Die Festlegung von Schwankungsbreite und Übertragungszeitraum betrifft die Rahmenbedingungen, innerhalb derer der Arbeitnehmer eingesetzt werden soll. Diese Rahmenbedingungen sollen vom Arbeitgeber, in dessen Betrieb der Arbeitnehmer tätig wird, beachtet werden. Die Beachtung der Bedingungen des Einsatzes ist jedoch im Regelfall keine Voraussetzung für die Rechtmäßigkeit der Personaleinsatzplanung, sondern dient lediglich dazu, unerwünschte Folgen für die Vertragsabwicklung (zuschlagpflichtige Überstunden bzw. Annahmeverzug) zu vermeiden.

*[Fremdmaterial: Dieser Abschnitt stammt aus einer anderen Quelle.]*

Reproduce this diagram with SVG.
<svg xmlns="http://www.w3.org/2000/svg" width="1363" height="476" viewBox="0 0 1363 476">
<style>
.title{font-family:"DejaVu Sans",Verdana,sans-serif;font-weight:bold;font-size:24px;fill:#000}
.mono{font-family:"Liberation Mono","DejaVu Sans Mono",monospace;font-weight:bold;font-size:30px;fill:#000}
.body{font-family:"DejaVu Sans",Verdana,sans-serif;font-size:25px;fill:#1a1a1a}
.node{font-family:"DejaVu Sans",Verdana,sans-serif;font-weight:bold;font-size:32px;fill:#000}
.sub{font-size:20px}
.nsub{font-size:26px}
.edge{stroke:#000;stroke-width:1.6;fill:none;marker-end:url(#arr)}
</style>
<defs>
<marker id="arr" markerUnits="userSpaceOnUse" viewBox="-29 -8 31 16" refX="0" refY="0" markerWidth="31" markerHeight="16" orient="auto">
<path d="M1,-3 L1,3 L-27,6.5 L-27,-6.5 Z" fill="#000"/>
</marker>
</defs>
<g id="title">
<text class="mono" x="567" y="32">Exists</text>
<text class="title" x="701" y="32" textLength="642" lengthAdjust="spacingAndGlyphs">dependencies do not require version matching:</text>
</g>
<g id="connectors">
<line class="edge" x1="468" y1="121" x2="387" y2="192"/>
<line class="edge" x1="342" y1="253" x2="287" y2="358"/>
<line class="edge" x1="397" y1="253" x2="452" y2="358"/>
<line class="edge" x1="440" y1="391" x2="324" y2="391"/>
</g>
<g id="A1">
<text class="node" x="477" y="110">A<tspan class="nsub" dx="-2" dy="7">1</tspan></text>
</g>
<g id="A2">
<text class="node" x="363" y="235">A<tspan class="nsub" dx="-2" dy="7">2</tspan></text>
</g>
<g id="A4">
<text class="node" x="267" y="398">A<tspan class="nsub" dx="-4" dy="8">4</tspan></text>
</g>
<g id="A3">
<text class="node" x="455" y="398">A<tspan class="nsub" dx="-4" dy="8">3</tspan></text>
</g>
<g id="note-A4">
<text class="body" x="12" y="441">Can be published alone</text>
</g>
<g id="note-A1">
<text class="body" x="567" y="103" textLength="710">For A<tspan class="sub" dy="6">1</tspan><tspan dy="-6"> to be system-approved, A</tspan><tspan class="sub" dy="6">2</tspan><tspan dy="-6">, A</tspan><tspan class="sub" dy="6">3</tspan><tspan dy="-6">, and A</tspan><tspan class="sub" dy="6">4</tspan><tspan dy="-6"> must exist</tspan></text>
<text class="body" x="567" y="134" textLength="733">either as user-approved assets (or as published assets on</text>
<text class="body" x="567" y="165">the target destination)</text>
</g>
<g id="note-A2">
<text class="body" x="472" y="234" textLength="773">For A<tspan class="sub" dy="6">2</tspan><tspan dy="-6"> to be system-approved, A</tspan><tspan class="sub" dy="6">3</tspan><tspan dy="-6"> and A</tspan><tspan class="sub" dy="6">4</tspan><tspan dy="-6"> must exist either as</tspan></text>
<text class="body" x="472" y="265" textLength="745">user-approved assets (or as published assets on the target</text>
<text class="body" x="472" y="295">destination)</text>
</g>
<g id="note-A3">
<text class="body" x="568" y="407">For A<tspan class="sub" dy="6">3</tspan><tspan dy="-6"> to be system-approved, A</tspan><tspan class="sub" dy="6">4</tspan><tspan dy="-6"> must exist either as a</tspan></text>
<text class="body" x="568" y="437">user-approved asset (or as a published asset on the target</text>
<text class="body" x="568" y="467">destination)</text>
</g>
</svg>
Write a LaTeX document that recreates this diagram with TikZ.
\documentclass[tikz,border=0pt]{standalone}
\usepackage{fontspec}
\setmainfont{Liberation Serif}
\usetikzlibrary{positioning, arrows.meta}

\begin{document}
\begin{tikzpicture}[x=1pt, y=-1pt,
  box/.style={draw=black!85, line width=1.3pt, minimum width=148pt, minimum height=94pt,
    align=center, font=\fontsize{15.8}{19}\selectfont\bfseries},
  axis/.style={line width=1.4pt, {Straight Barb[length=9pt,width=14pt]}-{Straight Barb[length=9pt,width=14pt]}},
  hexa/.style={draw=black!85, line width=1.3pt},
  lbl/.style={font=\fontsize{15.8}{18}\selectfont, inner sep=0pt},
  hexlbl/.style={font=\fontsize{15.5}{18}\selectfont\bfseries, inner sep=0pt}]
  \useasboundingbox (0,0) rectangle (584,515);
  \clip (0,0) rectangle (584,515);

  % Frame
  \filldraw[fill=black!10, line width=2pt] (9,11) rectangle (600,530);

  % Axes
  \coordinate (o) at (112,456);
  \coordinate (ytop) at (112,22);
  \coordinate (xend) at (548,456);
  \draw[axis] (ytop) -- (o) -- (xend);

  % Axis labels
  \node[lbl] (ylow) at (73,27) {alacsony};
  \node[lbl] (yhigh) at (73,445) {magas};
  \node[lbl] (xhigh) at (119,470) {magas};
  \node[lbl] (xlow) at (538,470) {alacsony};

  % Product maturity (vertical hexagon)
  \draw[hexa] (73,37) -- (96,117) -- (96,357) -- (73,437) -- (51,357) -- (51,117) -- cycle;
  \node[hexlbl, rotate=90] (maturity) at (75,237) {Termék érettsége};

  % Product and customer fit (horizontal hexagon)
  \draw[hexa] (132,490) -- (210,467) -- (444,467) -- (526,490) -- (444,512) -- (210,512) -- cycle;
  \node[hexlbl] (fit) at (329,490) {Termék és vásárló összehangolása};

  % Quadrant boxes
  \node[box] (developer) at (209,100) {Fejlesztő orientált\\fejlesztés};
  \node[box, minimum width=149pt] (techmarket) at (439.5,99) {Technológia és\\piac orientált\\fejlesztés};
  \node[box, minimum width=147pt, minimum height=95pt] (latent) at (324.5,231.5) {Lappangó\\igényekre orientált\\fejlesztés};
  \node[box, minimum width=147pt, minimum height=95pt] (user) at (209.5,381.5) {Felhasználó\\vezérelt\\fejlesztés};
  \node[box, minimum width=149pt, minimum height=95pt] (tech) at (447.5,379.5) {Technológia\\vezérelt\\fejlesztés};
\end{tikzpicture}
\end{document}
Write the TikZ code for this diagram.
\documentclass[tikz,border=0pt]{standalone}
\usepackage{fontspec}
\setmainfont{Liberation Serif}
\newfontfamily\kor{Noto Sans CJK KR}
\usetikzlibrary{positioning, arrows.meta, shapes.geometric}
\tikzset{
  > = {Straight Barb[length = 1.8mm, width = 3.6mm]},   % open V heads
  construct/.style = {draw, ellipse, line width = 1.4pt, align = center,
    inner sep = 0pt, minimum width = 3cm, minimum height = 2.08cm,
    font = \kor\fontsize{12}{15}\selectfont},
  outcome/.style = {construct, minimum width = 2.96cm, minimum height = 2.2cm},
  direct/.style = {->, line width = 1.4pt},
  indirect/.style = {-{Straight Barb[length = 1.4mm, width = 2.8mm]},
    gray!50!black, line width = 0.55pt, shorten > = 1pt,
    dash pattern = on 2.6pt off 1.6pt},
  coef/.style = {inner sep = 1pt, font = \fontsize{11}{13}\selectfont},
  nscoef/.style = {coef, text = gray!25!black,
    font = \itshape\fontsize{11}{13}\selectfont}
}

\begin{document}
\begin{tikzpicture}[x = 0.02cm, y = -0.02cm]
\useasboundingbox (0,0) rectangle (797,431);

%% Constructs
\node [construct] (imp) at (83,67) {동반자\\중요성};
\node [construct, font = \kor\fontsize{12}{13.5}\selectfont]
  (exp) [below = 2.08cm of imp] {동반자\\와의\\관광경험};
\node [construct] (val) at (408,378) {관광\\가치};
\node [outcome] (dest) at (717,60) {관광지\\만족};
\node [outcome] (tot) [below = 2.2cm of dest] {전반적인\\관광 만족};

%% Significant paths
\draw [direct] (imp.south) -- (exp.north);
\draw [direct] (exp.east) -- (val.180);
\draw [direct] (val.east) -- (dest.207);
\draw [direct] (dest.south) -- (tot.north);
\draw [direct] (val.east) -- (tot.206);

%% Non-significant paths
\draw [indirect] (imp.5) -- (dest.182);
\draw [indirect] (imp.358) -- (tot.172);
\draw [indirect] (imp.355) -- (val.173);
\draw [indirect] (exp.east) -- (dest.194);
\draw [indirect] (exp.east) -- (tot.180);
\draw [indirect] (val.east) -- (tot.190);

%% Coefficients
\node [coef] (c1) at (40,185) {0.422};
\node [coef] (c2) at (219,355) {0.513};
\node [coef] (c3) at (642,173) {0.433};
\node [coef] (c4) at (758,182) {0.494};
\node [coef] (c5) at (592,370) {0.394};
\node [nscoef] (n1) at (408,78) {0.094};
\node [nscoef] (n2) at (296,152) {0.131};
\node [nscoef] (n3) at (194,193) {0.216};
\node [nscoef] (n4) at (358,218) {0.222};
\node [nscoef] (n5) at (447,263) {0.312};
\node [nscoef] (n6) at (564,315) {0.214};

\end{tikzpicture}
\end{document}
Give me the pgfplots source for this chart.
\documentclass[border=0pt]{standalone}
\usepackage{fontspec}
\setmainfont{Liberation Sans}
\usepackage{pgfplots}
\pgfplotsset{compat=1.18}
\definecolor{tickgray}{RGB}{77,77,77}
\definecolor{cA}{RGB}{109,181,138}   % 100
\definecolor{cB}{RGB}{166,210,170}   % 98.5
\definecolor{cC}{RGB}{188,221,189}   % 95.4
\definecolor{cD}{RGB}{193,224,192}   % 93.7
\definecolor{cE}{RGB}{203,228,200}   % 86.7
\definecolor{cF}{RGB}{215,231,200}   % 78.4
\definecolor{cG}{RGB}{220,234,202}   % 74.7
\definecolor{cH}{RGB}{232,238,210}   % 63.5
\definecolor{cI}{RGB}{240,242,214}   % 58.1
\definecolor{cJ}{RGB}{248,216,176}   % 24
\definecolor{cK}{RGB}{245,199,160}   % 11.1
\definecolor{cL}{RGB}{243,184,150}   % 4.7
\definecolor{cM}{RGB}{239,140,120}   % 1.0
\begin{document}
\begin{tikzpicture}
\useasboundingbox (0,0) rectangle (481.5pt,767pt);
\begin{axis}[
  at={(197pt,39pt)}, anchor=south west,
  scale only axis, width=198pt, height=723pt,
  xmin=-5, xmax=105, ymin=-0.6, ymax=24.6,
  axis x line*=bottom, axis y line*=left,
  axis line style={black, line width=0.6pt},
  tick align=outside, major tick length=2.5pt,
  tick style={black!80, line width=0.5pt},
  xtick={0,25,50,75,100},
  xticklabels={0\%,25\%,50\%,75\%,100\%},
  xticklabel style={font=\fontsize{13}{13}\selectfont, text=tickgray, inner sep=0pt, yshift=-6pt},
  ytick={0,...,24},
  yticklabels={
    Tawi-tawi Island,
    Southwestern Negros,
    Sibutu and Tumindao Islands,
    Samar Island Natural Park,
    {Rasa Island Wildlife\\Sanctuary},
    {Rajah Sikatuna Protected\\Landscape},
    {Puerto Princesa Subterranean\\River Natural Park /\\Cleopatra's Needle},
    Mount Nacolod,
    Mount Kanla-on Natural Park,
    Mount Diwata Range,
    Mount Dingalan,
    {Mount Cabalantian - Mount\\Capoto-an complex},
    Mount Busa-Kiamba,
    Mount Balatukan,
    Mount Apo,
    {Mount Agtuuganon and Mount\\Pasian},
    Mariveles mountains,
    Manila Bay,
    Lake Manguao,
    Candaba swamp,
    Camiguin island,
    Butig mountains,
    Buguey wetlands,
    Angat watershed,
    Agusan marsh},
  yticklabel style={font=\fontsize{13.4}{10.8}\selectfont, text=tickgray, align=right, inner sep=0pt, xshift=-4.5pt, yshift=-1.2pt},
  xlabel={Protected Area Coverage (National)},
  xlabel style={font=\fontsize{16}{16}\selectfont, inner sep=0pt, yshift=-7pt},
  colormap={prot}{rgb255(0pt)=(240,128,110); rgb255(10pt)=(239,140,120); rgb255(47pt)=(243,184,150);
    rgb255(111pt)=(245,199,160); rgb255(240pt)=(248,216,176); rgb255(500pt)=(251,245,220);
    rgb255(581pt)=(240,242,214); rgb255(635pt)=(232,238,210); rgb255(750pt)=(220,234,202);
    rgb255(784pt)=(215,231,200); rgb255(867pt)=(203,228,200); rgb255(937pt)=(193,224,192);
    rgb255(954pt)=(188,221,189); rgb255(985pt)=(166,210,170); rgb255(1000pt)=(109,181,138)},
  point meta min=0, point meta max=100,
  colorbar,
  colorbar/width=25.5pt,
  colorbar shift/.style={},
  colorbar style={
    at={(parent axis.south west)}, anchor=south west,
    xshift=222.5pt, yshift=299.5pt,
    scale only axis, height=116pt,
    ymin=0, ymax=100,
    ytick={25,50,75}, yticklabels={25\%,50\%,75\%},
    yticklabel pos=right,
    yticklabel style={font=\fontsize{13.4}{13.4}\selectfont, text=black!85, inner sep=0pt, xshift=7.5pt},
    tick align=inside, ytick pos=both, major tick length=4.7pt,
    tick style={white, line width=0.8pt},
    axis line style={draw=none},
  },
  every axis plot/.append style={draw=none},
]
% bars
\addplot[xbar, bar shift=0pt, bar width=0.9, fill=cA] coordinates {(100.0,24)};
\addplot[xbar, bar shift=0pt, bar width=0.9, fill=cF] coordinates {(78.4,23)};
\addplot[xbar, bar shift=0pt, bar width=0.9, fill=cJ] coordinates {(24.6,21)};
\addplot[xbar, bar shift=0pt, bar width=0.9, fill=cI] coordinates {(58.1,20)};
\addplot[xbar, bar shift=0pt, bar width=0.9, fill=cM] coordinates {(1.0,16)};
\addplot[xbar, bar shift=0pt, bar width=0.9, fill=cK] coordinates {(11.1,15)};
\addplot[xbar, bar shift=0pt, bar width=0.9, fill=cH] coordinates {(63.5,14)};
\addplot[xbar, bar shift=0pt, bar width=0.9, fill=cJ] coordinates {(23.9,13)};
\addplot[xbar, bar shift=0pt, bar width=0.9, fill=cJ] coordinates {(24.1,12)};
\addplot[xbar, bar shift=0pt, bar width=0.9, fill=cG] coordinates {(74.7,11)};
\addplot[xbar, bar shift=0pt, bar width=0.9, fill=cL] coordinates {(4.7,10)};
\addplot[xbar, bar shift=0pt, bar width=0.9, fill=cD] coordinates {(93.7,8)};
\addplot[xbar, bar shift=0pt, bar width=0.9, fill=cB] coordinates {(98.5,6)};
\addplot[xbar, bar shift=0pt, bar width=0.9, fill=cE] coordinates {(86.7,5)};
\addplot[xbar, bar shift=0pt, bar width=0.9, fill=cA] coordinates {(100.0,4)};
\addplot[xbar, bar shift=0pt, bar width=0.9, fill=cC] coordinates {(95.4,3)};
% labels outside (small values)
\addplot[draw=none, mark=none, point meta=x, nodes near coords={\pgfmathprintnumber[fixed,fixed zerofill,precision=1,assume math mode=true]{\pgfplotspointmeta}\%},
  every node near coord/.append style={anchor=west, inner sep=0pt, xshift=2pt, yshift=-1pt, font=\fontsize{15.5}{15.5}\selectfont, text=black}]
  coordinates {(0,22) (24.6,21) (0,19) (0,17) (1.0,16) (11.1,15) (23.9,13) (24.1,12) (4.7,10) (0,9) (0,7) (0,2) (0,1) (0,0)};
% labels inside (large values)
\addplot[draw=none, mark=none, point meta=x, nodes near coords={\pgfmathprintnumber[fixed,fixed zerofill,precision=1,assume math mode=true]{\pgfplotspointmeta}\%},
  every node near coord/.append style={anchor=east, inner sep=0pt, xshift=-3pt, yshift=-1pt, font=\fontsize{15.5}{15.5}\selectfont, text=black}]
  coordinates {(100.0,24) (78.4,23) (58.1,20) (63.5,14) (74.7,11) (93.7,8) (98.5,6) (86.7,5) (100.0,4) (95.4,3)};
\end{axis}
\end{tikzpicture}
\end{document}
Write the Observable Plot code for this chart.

Dies liegt, auch wenn man die Regelungen § 87 I Nr. 3 BetrVG zuordnet, allein in der Kompetenz des Vertragsarbeitgebers.

III.

76

Die Entscheidung ergeht gemäß § 2 II GKG in Verbindung mit § 2a I Nr. 1 ArbGG gerichtskostenfrei.

IV.

77

Die Rechtsbeschwerde wird nach §§ 92 I, 72 II Nr. 2 ArbGG zugelassen.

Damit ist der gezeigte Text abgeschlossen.